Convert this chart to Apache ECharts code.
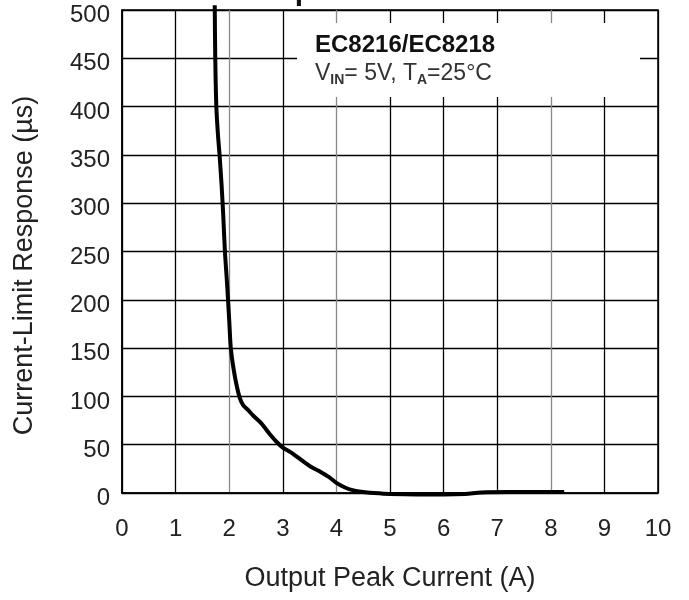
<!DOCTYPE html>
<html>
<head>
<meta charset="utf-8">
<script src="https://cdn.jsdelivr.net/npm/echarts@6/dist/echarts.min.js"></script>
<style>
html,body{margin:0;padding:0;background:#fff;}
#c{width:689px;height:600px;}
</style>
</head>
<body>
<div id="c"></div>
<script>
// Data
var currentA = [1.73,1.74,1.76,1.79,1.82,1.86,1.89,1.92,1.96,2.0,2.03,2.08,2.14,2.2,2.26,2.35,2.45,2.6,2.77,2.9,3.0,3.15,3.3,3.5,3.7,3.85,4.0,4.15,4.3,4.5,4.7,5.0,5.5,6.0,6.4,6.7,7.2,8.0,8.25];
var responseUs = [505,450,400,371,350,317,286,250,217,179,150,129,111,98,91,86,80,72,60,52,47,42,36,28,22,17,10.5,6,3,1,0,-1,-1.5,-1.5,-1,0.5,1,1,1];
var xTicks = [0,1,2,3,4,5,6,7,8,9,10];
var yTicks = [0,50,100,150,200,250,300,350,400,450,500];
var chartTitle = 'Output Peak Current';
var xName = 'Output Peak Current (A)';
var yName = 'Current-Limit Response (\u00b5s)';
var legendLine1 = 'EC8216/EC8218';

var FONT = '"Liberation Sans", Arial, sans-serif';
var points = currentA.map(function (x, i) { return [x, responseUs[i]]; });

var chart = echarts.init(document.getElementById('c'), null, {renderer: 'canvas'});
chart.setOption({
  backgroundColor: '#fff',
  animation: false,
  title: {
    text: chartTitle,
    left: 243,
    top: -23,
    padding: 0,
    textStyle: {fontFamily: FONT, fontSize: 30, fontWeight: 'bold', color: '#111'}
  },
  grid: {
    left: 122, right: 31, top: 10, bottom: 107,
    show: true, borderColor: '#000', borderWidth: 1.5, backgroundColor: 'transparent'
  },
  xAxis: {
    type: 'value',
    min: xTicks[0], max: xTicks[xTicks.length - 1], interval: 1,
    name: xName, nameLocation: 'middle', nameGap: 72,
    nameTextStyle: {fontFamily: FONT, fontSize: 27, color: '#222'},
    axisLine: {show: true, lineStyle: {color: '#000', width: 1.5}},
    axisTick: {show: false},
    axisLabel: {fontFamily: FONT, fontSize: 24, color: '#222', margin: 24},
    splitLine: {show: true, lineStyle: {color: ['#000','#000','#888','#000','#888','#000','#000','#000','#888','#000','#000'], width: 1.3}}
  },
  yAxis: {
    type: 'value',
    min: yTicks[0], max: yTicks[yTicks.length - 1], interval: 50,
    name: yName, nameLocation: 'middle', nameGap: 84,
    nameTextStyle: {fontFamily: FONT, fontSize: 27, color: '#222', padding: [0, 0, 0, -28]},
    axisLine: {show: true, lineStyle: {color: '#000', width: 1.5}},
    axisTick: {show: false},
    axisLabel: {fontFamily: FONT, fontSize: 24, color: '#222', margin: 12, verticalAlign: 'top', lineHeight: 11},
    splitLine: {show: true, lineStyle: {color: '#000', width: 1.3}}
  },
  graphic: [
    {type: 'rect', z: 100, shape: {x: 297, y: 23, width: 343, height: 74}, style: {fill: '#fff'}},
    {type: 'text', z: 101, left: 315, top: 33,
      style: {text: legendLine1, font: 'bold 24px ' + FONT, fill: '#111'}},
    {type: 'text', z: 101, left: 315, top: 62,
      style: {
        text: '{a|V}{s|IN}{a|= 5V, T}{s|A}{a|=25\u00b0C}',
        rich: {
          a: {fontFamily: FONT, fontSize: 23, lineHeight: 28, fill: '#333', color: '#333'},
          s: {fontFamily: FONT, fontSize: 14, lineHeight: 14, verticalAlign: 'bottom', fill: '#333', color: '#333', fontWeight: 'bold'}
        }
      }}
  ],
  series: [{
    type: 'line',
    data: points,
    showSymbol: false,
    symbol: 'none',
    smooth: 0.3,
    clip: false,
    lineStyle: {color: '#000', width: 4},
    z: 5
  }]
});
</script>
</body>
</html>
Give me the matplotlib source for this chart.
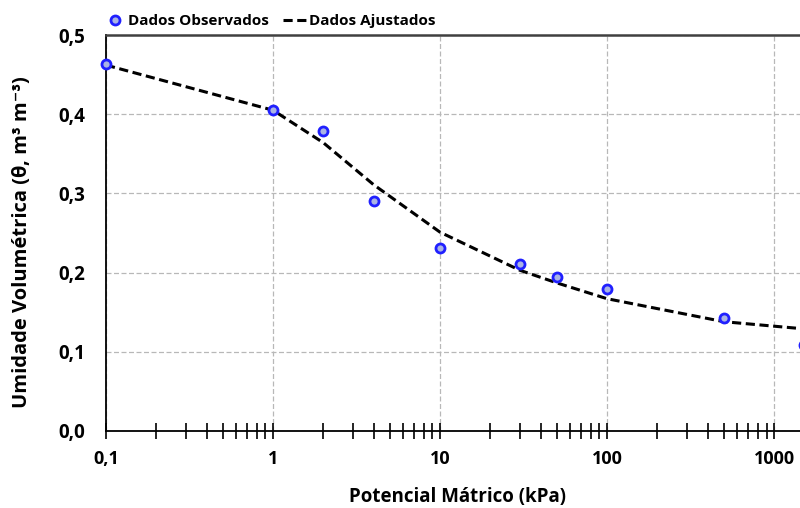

***

Return each line from the material above exactly, but not the pictures.

Convert this chart to Apache ECharts code.
<!DOCTYPE html>
<html>
<head>
<meta charset="utf-8">
<script src="https://cdn.jsdelivr.net/npm/echarts@6/dist/echarts.min.js"></script>
<style>
html,body{margin:0;padding:0;background:#fff;}
#c{width:689px;height:600px;}
</style>
</head>
<body>
<div id="c"></div>
<script>
// Data
var currentA = [1.73,1.74,1.76,1.79,1.82,1.86,1.89,1.92,1.96,2.0,2.03,2.08,2.14,2.2,2.26,2.35,2.45,2.6,2.77,2.9,3.0,3.15,3.3,3.5,3.7,3.85,4.0,4.15,4.3,4.5,4.7,5.0,5.5,6.0,6.4,6.7,7.2,8.0,8.25];
var responseUs = [505,450,400,371,350,317,286,250,217,179,150,129,111,98,91,86,80,72,60,52,47,42,36,28,22,17,10.5,6,3,1,0,-1,-1.5,-1.5,-1,0.5,1,1,1];
var xTicks = [0,1,2,3,4,5,6,7,8,9,10];
var yTicks = [0,50,100,150,200,250,300,350,400,450,500];
var chartTitle = 'Output Peak Current';
var xName = 'Output Peak Current (A)';
var yName = 'Current-Limit Response (\u00b5s)';
var legendLine1 = 'EC8216/EC8218';

var FONT = '"Liberation Sans", Arial, sans-serif';
var points = currentA.map(function (x, i) { return [x, responseUs[i]]; });

var chart = echarts.init(document.getElementById('c'), null, {renderer: 'canvas'});
chart.setOption({
  backgroundColor: '#fff',
  animation: false,
  title: {
    text: chartTitle,
    left: 243,
    top: -23,
    padding: 0,
    textStyle: {fontFamily: FONT, fontSize: 30, fontWeight: 'bold', color: '#111'}
  },
  grid: {
    left: 122, right: 31, top: 10, bottom: 107,
    show: true, borderColor: '#000', borderWidth: 1.5, backgroundColor: 'transparent'
  },
  xAxis: {
    type: 'value',
    min: xTicks[0], max: xTicks[xTicks.length - 1], interval: 1,
    name: xName, nameLocation: 'middle', nameGap: 72,
    nameTextStyle: {fontFamily: FONT, fontSize: 27, color: '#222'},
    axisLine: {show: true, lineStyle: {color: '#000', width: 1.5}},
    axisTick: {show: false},
    axisLabel: {fontFamily: FONT, fontSize: 24, color: '#222', margin: 24},
    splitLine: {show: true, lineStyle: {color: ['#000','#000','#888','#000','#888','#000','#000','#000','#888','#000','#000'], width: 1.3}}
  },
  yAxis: {
    type: 'value',
    min: yTicks[0], max: yTicks[yTicks.length - 1], interval: 50,
    name: yName, nameLocation: 'middle', nameGap: 84,
    nameTextStyle: {fontFamily: FONT, fontSize: 27, color: '#222', padding: [0, 0, 0, -28]},
    axisLine: {show: true, lineStyle: {color: '#000', width: 1.5}},
    axisTick: {show: false},
    axisLabel: {fontFamily: FONT, fontSize: 24, color: '#222', margin: 12, verticalAlign: 'top', lineHeight: 11},
    splitLine: {show: true, lineStyle: {color: '#000', width: 1.3}}
  },
  graphic: [
    {type: 'rect', z: 100, shape: {x: 297, y: 23, width: 343, height: 74}, style: {fill: '#fff'}},
    {type: 'text', z: 101, left: 315, top: 33,
      style: {text: legendLine1, font: 'bold 24px ' + FONT, fill: '#111'}},
    {type: 'text', z: 101, left: 315, top: 62,
      style: {
        text: '{a|V}{s|IN}{a|= 5V, T}{s|A}{a|=25\u00b0C}',
        rich: {
          a: {fontFamily: FONT, fontSize: 23, lineHeight: 28, fill: '#333', color: '#333'},
          s: {fontFamily: FONT, fontSize: 14, lineHeight: 14, verticalAlign: 'bottom', fill: '#333', color: '#333', fontWeight: 'bold'}
        }
      }}
  ],
  series: [{
    type: 'line',
    data: points,
    showSymbol: false,
    symbol: 'none',
    smooth: 0.3,
    clip: false,
    lineStyle: {color: '#000', width: 4},
    z: 5
  }]
});
</script>
</body>
</html>
Give me the matplotlib source for this chart.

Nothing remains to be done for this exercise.